L'expression ARN interférent désigne un acide ribonucléique simple ou double brin, qui interfère avec un ARN messager spécifique conduisant à sa dégradation et à la diminution de sa traduction en protéine.
L'interférence ARN a été découverte fortuitement : en 1990, Jorgensen et ses collaborateurs tentaient de renforcer la couleur pourpre de pétunias en introduisant un vecteur codant un pigment dans cette plante. De façon surprenante, certains pétunias devenaient partiellement ou totalement blancs, le gène introduit éteignant le gène naturel. En 1994, Wassenegger montra que l’introduction d’ARN double brin dans des cellules d’Arabidopsis thaliana déclenche une méthylation de l’ADN correspondant. Ce mécanisme a été initialement appelé "transcriptional gene silencing" ou TGS.
En 1998, Andrew Z. Fire et Craig C. Mello ont montré que l’on pouvait réduire spécifiquement l’expression de protéines contenues dans des cellules du nématode Caenorhabditis elegans, en introduisant de l’ARN double brin dans celles-ci. Ce phénomène fut alors nommé ARN interférence. L’ARN interférent se lie spécifiquement avec l’ARN messager (ARNm) cible, conduisant à la dégradation de celui-ci et de ce fait à l'inhibition de l'expression de la protéine correspondante. Ces deux chercheurs ont reçu le 2 octobre 2006 le prix Nobel de physiologie et de médecine pour leurs travaux.
Ce mécanisme d'ARN interférence, qui a probablement été sélectionné au cours de l'évolution comme un moyen de protection contre l'introduction de génomes étrangers, notamment viraux, a été très utile pour comprendre la fonction de certains gènes chez le nématode C. elegans ou d'autres organismes : en observant le phénotype résultant de l'interférence on peut en déduire la fonction du gène. Cependant jusqu'en 2001, il était impossible d'utiliser cette approche dans les cellules de mammifères. En effet, les Mammifères ont développé une réponse antivirale particulière : la présence d'ARN doubles brins de grande taille induit l'activation de la voie interféron qui aboutit à la dégradation des ARN cellulaires, quelle que soit leur séquence.

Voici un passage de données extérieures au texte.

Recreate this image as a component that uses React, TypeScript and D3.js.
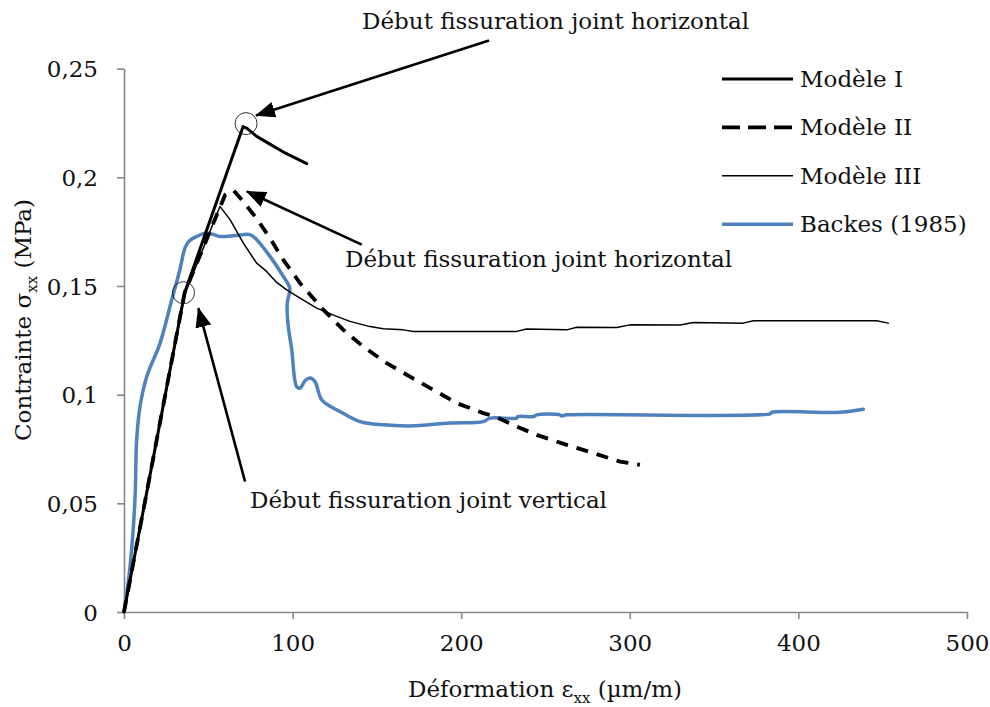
import React, { useRef, useEffect } from "react";
import * as d3 from "d3";

type Pt = [number, number];

// Modèle I (trait épais)
const modele1: Pt[] = [
  [0, 0], [36, 0.147], [70.6, 0.2233], [73, 0.2225], [78.7, 0.2188], [86, 0.2155],
  [92, 0.2128], [95.5, 0.2112], [108.4, 0.2063],
];

// Modèle II (tirets)
const modele2: Pt[] = [
  [0, 0], [36, 0.147], [60, 0.192], [65, 0.194], [70, 0.1895], [78.7, 0.181],
  [87, 0.1715], [94.5, 0.162], [104.4, 0.1513], [117.3, 0.1398], [130.1, 0.1298],
  [141.9, 0.1221], [155.8, 0.1145], [169.6, 0.1083], [183.5, 0.1022], [197.3, 0.0961],
  [213.1, 0.0915], [220.1, 0.0899], [232.9, 0.0853], [244.8, 0.0815], [262.6, 0.0769],
  [278.4, 0.0731], [294.2, 0.0692], [306, 0.0677],
];

// Modèle III (trait fin)
const modele3: Pt[] = [
  [0, 0], [36, 0.146], [56.9, 0.1866], [62.9, 0.1805], [70.8, 0.1697], [74.7, 0.1651],
  [78.7, 0.1605], [84.6, 0.1567], [90, 0.152], [96.5, 0.1482], [104.4, 0.1444],
  [114.3, 0.1398], [126.2, 0.136], [134, 0.1337], [145.9, 0.1313], [153.8, 0.1303],
  [165.7, 0.1298], [171.6, 0.1291], [232.9, 0.1291], [238.8, 0.1302], [262.6, 0.1298],
  [268.5, 0.131], [292.2, 0.1309], [300.1, 0.1321], [329.8, 0.132], [337.7, 0.1332],
  [367.3, 0.1329], [373.3, 0.134], [446.4, 0.134], [453.3, 0.1329],
];

// Backes (1985)
const backes: Pt[] = [
  [0, 0], [3.6, 0.021], [6.5, 0.0516], [7.5, 0.079], [9.5, 0.0945], [13.5, 0.1083],
  [21.4, 0.1237], [28.3, 0.1436], [33, 0.157], [36.2, 0.1675], [38.5, 0.1705], [41.1, 0.172],
  [49.1, 0.1744], [56.9, 0.1728], [66, 0.1732], [74.7, 0.1736], [78.7, 0.1713],
  [86.6, 0.1636], [94.5, 0.1544], [98.3, 0.149], [96.8, 0.142], [97.2, 0.133],
  [99.5, 0.1206], [102.4, 0.1037], [104.4, 0.103], [107.5, 0.1065], [110.3, 0.1076],
  [113.3, 0.106], [117.3, 0.0976], [128.1, 0.0922], [140, 0.0876], [153.8, 0.0861],
  [169.6, 0.0856], [193.4, 0.0869], [213.1, 0.0876], [217.1, 0.0892], [232.9, 0.0892],
  [233.5, 0.0899], [242.8, 0.0899], [244.8, 0.0907], [258.6, 0.0907], [259.6, 0.0902],
  [262.6, 0.0907], [383.2, 0.0912], [384.2, 0.0919], [424.7, 0.0919], [438.5, 0.0933],
];

const xTicks = [0, 100, 200, 300, 400, 500];
const yTicks = [0, 0.05, 0.1, 0.15, 0.2, 0.25];

const seriesNames = ["Modèle I", "Modèle II", "Modèle III", "Backes (1985)"];

// annotations (data units): text start, arrow start, arrow tip
const annotLabels = [
  "Début fissuration joint horizontal",
  "Début fissuration joint horizontal",
  "Début fissuration joint vertical",
];
const annotText: Pt[] = [[141.2, 0.2684], [131.1, 0.1588], [74.7, 0.0479]];
const annotFrom: Pt[] = [[216.5, 0.2629], [141, 0.169], [71.8, 0.06]];
const annotTo: Pt[] = [[78.3, 0.2284], [72.8, 0.1935], [44.1, 0.1398]];
const circles: Pt[] = [[72.4, 0.2247], [35.3, 0.1469]];

const FONT = "DejaVu Serif, serif";
const FS = 23;

export default function App() {
  const svgRef = useRef<SVGSVGElement>(null);
  const width = 990;
  const height = 707;

  useEffect(() => {
    if (!svgRef.current) return;
    const svg = d3.select(svgRef.current);
    svg.selectAll("*").remove();

    const x = d3.scaleLinear().domain([0, 500]).range([124, 967]);
    const y = d3.scaleLinear().domain([0, 0.25]).range([612, 68.6]);
    const fmt = (d: d3.NumberValue) => (+d === 0 ? "0" : String(+d).replace(".", ","));

    // arrow marker
    svg.append("defs").append("marker")
      .attr("id", "arrow")
      .attr("markerUnits", "userSpaceOnUse")
      .attr("viewBox", "0 0 20 16")
      .attr("markerWidth", 20)
      .attr("markerHeight", 16)
      .attr("refX", 19)
      .attr("refY", 8)
      .attr("orient", "auto")
      .append("path")
      .attr("d", "M0,0 L20,8 L0,16 Z")
      .attr("fill", "#000");

    // axes
    const gx = svg.append("g").attr("transform", `translate(0,${y(0)})`)
      .call(d3.axisBottom(x).tickValues(xTicks).tickSize(7).tickSizeOuter(0).tickPadding(16).tickFormat(fmt));
    const gy = svg.append("g").attr("transform", `translate(${x(0)},0)`)
      .call(d3.axisLeft(y).tickValues(yTicks).tickSize(7).tickSizeOuter(0).tickPadding(19).tickFormat(fmt));
    [gx, gy].forEach((g) => {
      g.select(".domain").attr("stroke", "#878787").attr("stroke-width", 1.6);
      g.selectAll(".tick line").attr("stroke", "#878787").attr("stroke-width", 1.6);
      g.selectAll(".tick text")
        .attr("fill", "#111")
        .attr("font-family", FONT)
        .attr("font-size", FS);
      g.attr("font-family", null).attr("font-size", null);
    });
    gx.selectAll(".tick text").attr("dy", "0.71em");
    gy.selectAll(".tick text").attr("dy", "0.36em");

    // axis titles
    const xt = svg.append("text")
      .attr("x", 545).attr("y", 697)
      .attr("text-anchor", "middle")
      .attr("font-family", FONT).attr("font-size", FS)
      .attr("fill", "#111");
    xt.append("tspan").text("Déformation ε");
    xt.append("tspan").attr("font-size", 15).attr("dy", 6).text("xx");
    xt.append("tspan").attr("dy", -6).text(" (µm/m)");

    const yt = svg.append("text")
      .attr("transform", "translate(31,320) rotate(-90)")
      .attr("text-anchor", "middle")
      .attr("font-family", FONT).attr("font-size", FS)
      .attr("fill", "#111");
    yt.append("tspan").text("Contrainte σ");
    yt.append("tspan").attr("font-size", 15).attr("dy", 6).text("xx");
    yt.append("tspan").attr("dy", -6).text(" (MPa)");

    // series
    const line = d3.line<Pt>().x((d) => x(d[0])).y((d) => y(d[1]));
    const smooth = d3.line<Pt>().x((d) => x(d[0])).y((d) => y(d[1])).curve(d3.curveCatmullRom.alpha(0.5));

    const styles = [
      { data: modele1, color: "#000", w: 3, dash: null as string | null, gen: line, legDash: null as string | null },
      { data: modele2, color: "#000", w: 3.8, dash: "12,9", gen: line, legDash: "18,8" },
      { data: modele3, color: "#000", w: 1.5, dash: null, gen: line, legDash: null },
      { data: backes, color: "#4F81BD", w: 3.5, dash: null, gen: smooth, legDash: null },
    ];

    const plot = svg.append("g");
    // draw order: Backes under models
    [3, 2, 1, 0].forEach((i) => {
      const s = styles[i];
      plot.append("path")
        .attr("d", s.gen(s.data) || "")
        .attr("fill", "none")
        .attr("stroke", s.color)
        .attr("stroke-width", s.w)
        .attr("stroke-linejoin", "round")
        .attr("stroke-linecap", s.dash ? "butt" : "round")
        .attr("stroke-dasharray", s.dash);
    });

    // legend
    const leg = svg.append("g");
    styles.forEach((s, i) => {
      const ly = 79 + i * 48.4;
      leg.append("line")
        .attr("x1", 722).attr("x2", 793).attr("y1", ly).attr("y2", ly)
        .attr("stroke", s.color).attr("stroke-width", s.w)
        .attr("stroke-dasharray", s.legDash);
      leg.append("text")
        .attr("x", 800).attr("y", ly + 8)
        .attr("font-family", FONT).attr("font-size", FS)
        .attr("fill", "#111")
        .text(seriesNames[i]);
    });

    // annotations
    circles.forEach((c) => {
      svg.append("circle")
        .attr("cx", x(c[0])).attr("cy", y(c[1])).attr("r", 11)
        .attr("fill", "none").attr("stroke", "#000").attr("stroke-width", 0.8);
    });
    annotLabels.forEach((t, i) => {
      svg.append("line")
        .attr("x1", x(annotFrom[i][0])).attr("y1", y(annotFrom[i][1]))
        .attr("x2", x(annotTo[i][0])).attr("y2", y(annotTo[i][1]))
        .attr("stroke", "#000").attr("stroke-width", 2.6)
        .attr("marker-end", "url(#arrow)");
      svg.append("text")
        .attr("x", x(annotText[i][0])).attr("y", y(annotText[i][1]))
        .attr("font-family", FONT).attr("font-size", FS)
        .attr("fill", "#111")
        .text(t);
    });
  }, []);

  return (
    <svg
      ref={svgRef}
      width={width}
      height={height}
      style={{ position: "absolute", left: 0, top: 0, background: "#fff" }}
    ></svg>
  );
}
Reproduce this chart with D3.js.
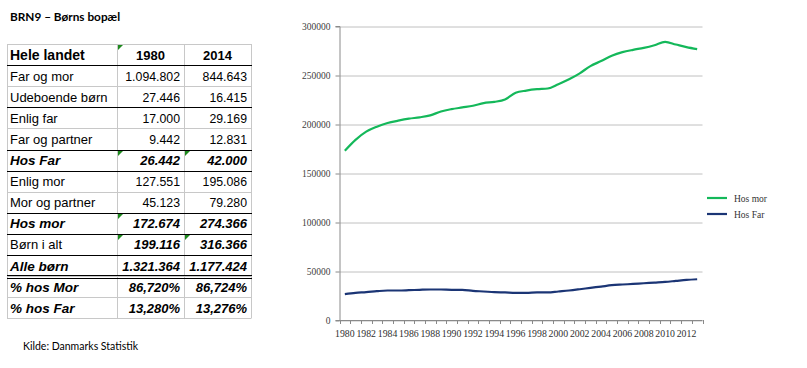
<!DOCTYPE html>
<html>
<head>
<meta charset="utf-8">
<script src="https://cdn.jsdelivr.net/npm/d3@7"></script>
<style>
  html, body { margin: 0; padding: 0; background: #ffffff; }
  svg { display: block; }
</style>
</head>
<body>
<svg id="chart" width="807" height="368"></svg>
<script>
// ---------- DATA ----------
const title = "BRN9 – Børns bopæl";
const source = "Kilde: Danmarks Statistik";

const tableHeader = ["Hele landet", "1980", "2014"];
const rowLabels = ["Far og mor", "Udeboende børn", "Enlig far", "Far og partner", "Hos Far",
  "Enlig mor", "Mor og partner", "Hos mor", "Børn i alt", "Alle børn", "% hos Mor", "% hos Far"];
const values1980 = ["1.094.802", "27.446", "17.000", "9.442", "26.442", "127.551", "45.123",
  "172.674", "199.116", "1.321.364", "86,720%", "13,280%"];
const values2014 = ["844.643", "16.415", "29.169", "12.831", "42.000", "195.086", "79.280",
  "274.366", "316.366", "1.177.424", "86,724%", "13,276%"];
// rows whose label is bold italic / whose values are bold italic
const boldLabelRows = ["Hos Far", "Hos mor", "Alle børn", "% hos Mor", "% hos Far"];
const boldValueRows = ["Hos Far", "Hos mor", "Børn i alt", "Alle børn", "% hos Mor", "% hos Far"];
// rows followed by a dark rule
const darkRuleAfter = ["Udeboende børn", "Far og partner", "Hos Far", "Mor og partner", "Hos mor", "Børn i alt"];
const doubleRuleAfter = ["Alle børn"];

const years = d3.range(1980, 2014);
const hosMor = [172674, 183800, 192200, 197300, 201000, 203400, 205400, 206800, 208800, 212800,
  215200, 216900, 218600, 221300, 222600, 225000, 231900, 234100, 235500, 236200,
  240600, 245600, 251700, 259100, 264200, 269600, 273300, 275700, 277700, 280400,
  283800, 281100, 278400, 276400];
const hosFar = [26442, 27700, 28400, 29400, 30100, 30100, 30400, 30800, 31100, 31100,
  30800, 30800, 29700, 29100, 28400, 28100, 27700, 27700, 28100, 28100,
  29100, 30100, 31400, 32800, 34100, 35500, 36200, 36800, 37500, 38200,
  38900, 39900, 40900, 41600];
const seriesNames = ["Hos mor", "Hos Far"];
const yTicks = [0, 50000, 100000, 150000, 200000, 250000, 300000];
const xLabelYears = years.filter(y => (y - 1980) % 2 === 0);

// ---------- DRAW ----------
const svg = d3.select("#chart");
svg.append("rect").attr("width", 807).attr("height", 368).attr("fill", "#ffffff");

// Title + source
svg.append("text").attr("x", 10).attr("y", 21)
  .attr("font-family", "Lato, 'Open Sans', sans-serif").attr("font-weight", "bold")
  .attr("font-size", 11.8).attr("fill", "#000").text(title);
svg.append("text").attr("x", 23).attr("y", 350)
  .attr("font-family", "Lato, 'Open Sans', sans-serif")
  .attr("font-size", 10.5).attr("fill", "#000").text(source);

// Table
const tX0 = 7, tX1 = 117, tX2 = 184, tX3 = 251;
const tTop = 44, rowH = 21.1;
const nRows = rowLabels.length + 1;
const tBottom = tTop + nRows * rowH;
const tg = svg.append("g");
const tableFont = "'Liberation Sans', Arial, sans-serif";

// light grid
const hLines = d3.range(nRows + 1);
tg.selectAll("line.h").data(hLines).join("line")
  .attr("x1", tX0).attr("x2", tX3)
  .attr("y1", i => Math.round(tTop + i * rowH) + 0.5)
  .attr("y2", i => Math.round(tTop + i * rowH) + 0.5)
  .attr("stroke", "#c8c8c8").attr("stroke-width", 1);
tg.selectAll("line.v").data([tX0, tX1, tX2, tX3]).join("line")
  .attr("x1", d => d + 0.5).attr("x2", d => d + 0.5)
  .attr("y1", tTop).attr("y2", Math.round(tBottom) + 0.5)
  .attr("stroke", "#c8c8c8").attr("stroke-width", 1);

// dark rules
const darkIdx = [0].concat(rowLabels.map((r, i) => darkRuleAfter.includes(r) ? i + 1 : -1).filter(i => i >= 0));
tg.selectAll("line.dark").data(darkIdx).join("line")
  .attr("x1", tX0).attr("x2", tX3 + 1)
  .attr("y1", i => Math.round(tTop + (i + 1) * rowH) + 0.5)
  .attr("y2", i => Math.round(tTop + (i + 1) * rowH) + 0.5)
  .attr("stroke", "#000").attr("stroke-width", 1.2);
const dblIdx = rowLabels.map((r, i) => doubleRuleAfter.includes(r) ? i + 1 : -1).filter(i => i >= 0);
dblIdx.forEach(i => {
  const yy = Math.round(tTop + (i + 1) * rowH);
  [yy - 0.5, yy + 2.5].forEach(v => tg.append("line")
    .attr("x1", tX0).attr("x2", tX3 + 1).attr("y1", v).attr("y2", v)
    .attr("stroke", "#000").attr("stroke-width", 1.1));
});

// header
tg.append("text").attr("x", tX0 + 3).attr("y", tTop + 16)
  .attr("font-family", tableFont).attr("font-weight", "bold").attr("font-size", 14)
  .attr("fill", "#000").text(tableHeader[0]);
[[tableHeader[1], (tX1 + tX2) / 2], [tableHeader[2], (tX2 + tX3) / 2]].forEach(([t, cx]) =>
  tg.append("text").attr("x", cx).attr("y", tTop + 16).attr("text-anchor", "middle")
    .attr("font-family", tableFont).attr("font-weight", "bold").attr("font-size", 13)
    .attr("fill", "#000").text(t));

// rows
rowLabels.forEach((lab, i) => {
  const by = tTop + (i + 1) * rowH + 15.5;
  const bl = boldLabelRows.includes(lab);
  const bv = boldValueRows.includes(lab);
  tg.append("text").attr("x", tX0 + 3).attr("y", by)
    .attr("font-family", tableFont).attr("font-size", bl ? 13.5 : 13)
    .attr("font-weight", bl ? "bold" : "normal").attr("font-style", bl ? "italic" : "normal")
    .attr("fill", "#000").text(lab);
  [[values1980[i], tX2 - 4], [values2014[i], tX3 - 4]].forEach(([v, rx]) =>
    tg.append("text").attr("x", rx).attr("y", by).attr("text-anchor", "end")
      .attr("font-family", tableFont).attr("font-size", bv ? 13 : 12.3)
      .attr("font-weight", bv ? "bold" : "normal").attr("font-style", bv ? "italic" : "normal")
      .attr("fill", "#000").text(v));
});

// green error-indicator triangles (row index: -1 header, col: 1 or 2)
const markers = [[-1, 1], [4, 1], [4, 2], [7, 1], [8, 1], [8, 2]];
tg.selectAll("path.tri").data(markers).join("path")
  .attr("d", ([r, c]) => {
    const x0 = (c === 1 ? tX1 : tX2) + 1;
    const y0 = Math.round(tTop + (r + 1) * rowH) + 1;
    return `M${x0},${y0}L${x0 + 5},${y0}L${x0},${y0 + 5}Z`;
  })
  .attr("fill", "#1e8a1e");

// ---------- LINE CHART ----------
const pl = 339.5, pr = 702.5, pt = 26, pb = 320;
const x = d3.scaleBand().domain(years).range([pl, pr]);
const y = d3.scaleLinear().domain([0, 300000]).range([pb, pt]);
const axisFont = "'Liberation Serif', 'Times New Roman', serif";
const cg = svg.append("g");

// gridlines
cg.append("g").attr("transform", `translate(${pl},0)`)
  .call(d3.axisLeft(y).tickValues(yTicks).tickSize(-(pr - pl)).tickFormat(""))
  .call(g => g.select(".domain").remove())
  .call(g => g.selectAll(".tick line").attr("stroke", "#c0c0c0").attr("stroke-width", 1)
    .attr("transform", "translate(0,0.5)"));

// y axis
cg.append("g").attr("transform", `translate(${pl},0)`)
  .call(d3.axisLeft(y).tickValues(yTicks).tickSize(4).tickPadding(5).tickFormat(d => String(d)))
  .call(g => g.select(".domain").attr("stroke", "#8a8a8a"))
  .call(g => g.selectAll(".tick line").attr("stroke", "#8a8a8a").attr("transform", "translate(0,0.5)"))
  .call(g => g.selectAll(".tick text").attr("font-family", axisFont).attr("font-size", 9.5)
    .attr("fill", "#404040"));

// x axis: baseline, tick marks at category boundaries, labels every other year
cg.append("line").attr("x1", pl).attr("x2", pr).attr("y1", pb + 0.5).attr("y2", pb + 0.5)
  .attr("stroke", "#8a8a8a");
const boundaries = years.map(d => x(d)).concat([pr]);
cg.selectAll("line.xt").data(boundaries).join("line")
  .attr("x1", d => Math.round(d) + 0.5).attr("x2", d => Math.round(d) + 0.5)
  .attr("y1", pb).attr("y2", pb + 4).attr("stroke", "#8a8a8a");
cg.append("g").attr("transform", `translate(0,${pb})`)
  .call(d3.axisBottom(x).tickValues(xLabelYears).tickSize(0).tickPadding(10).tickFormat(d => String(d)))
  .call(g => g.select(".domain").remove())
  .call(g => g.selectAll(".tick text").attr("font-family", axisFont).attr("font-size", 9.8)
    .attr("fill", "#303030"));

// lines
const colors = ["#14b85a", "#1b3575"];
const line = d3.line().x((d, i) => x(years[i]) + x.bandwidth() / 2).y(d => y(d))
  .curve(d3.curveMonotoneX);
[hosMor, hosFar].forEach((s, k) => cg.append("path").datum(s)
  .attr("d", line).attr("fill", "none").attr("stroke", colors[k])
  .attr("stroke-width", 2.2).attr("stroke-linejoin", "round"));

// legend
const legY = [198, 214];
seriesNames.forEach((n, k) => {
  cg.append("line").attr("x1", 707).attr("x2", 727).attr("y1", legY[k]).attr("y2", legY[k])
    .attr("stroke", colors[k]).attr("stroke-width", 2.2);
  cg.append("text").attr("x", 734).attr("y", legY[k] + 3.5)
    .attr("font-family", axisFont).attr("font-size", 9.5).attr("fill", "#333").text(n);
});
</script>
</body>
</html>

Cette dégradation conduit à la mort de la cellule infectée. Les tentatives effectuées pour utiliser l'ARN interférence comme on le faisait chez les nématodes conduisaient par conséquent à cette mort cellulaire sans aucune spécificité.
Cependant, en 2001, Thomas Tuschl, alors chercheur post-doctoral chez Phillip A. Sharp, eut une idée remarquable : lorsque l'on introduit des ARN double brins longs chez C. elegans, on observe que des petits ARN doubles brins courts, de 21 à 25 paires de bases sont générés. On sait maintenant que c'est la protéine éminceuse "Dicer" qui génère ces "small interfering RNA" ou siRNA. L'idée de Tuschl fut d'introduire directement les siRNA dans les cellules de mammifères. Cette manipulation provoqua l'interférence ARN sans déclencher la réponse interféron non spécifique.
En 2006, plus de 14000 articles scientifiques faisaient référence à cette technique d'interférence ARN, montrant l'extraordinaire intérêt que les chercheurs lui portent. L'utilisation de siRNA pour étudier la fonction d'un gène chez les mammifères est devenue en très peu d'années une technique de base, utilisée par des biologistes de toutes disciplines.
Depuis plusieurs années d'autres techniques destinées à inhiber l'expression d'un gène avaient été mises au point. Les plus connues utilisent des antisens, des ribozymes, des aptamères, des oligonucléotides antisens. Par rapport à toutes ces techniques, l'ARN interférence s'est révélée tout à la fois plus efficace et beaucoup plus souple au niveau du choix de la séquence cible et techniquement simple à mettre en œuvre au laboratoire ce qui explique sa très grande popularité. De nombreux gènes sont surexprimés ou exprimés au mauvais endroit ou au mauvais moment dans de nombreuses pathologies. La possibilité de pouvoir inhiber ces expressions pathologiques est un espoir important pour soigner ces nombreuses maladies, au premier rang desquelles on trouve les cancers. Il est remarquable de voir que moins de cinq ans après l'article de Tuschl et coll. des essais cliniques sont déjà en cours chez l'Homme pour traiter des pathologies oculaires (dégénérescence maculaire liée à l'âge) et certaines pathologies virales (virus syncitial respiratoire). Ces essais n'ont pour le moment révélé aucune toxicité particulière et ont montré une bonne efficacité ce qui est encourageant mais doit être confirmé par des essais à plus grande échelle.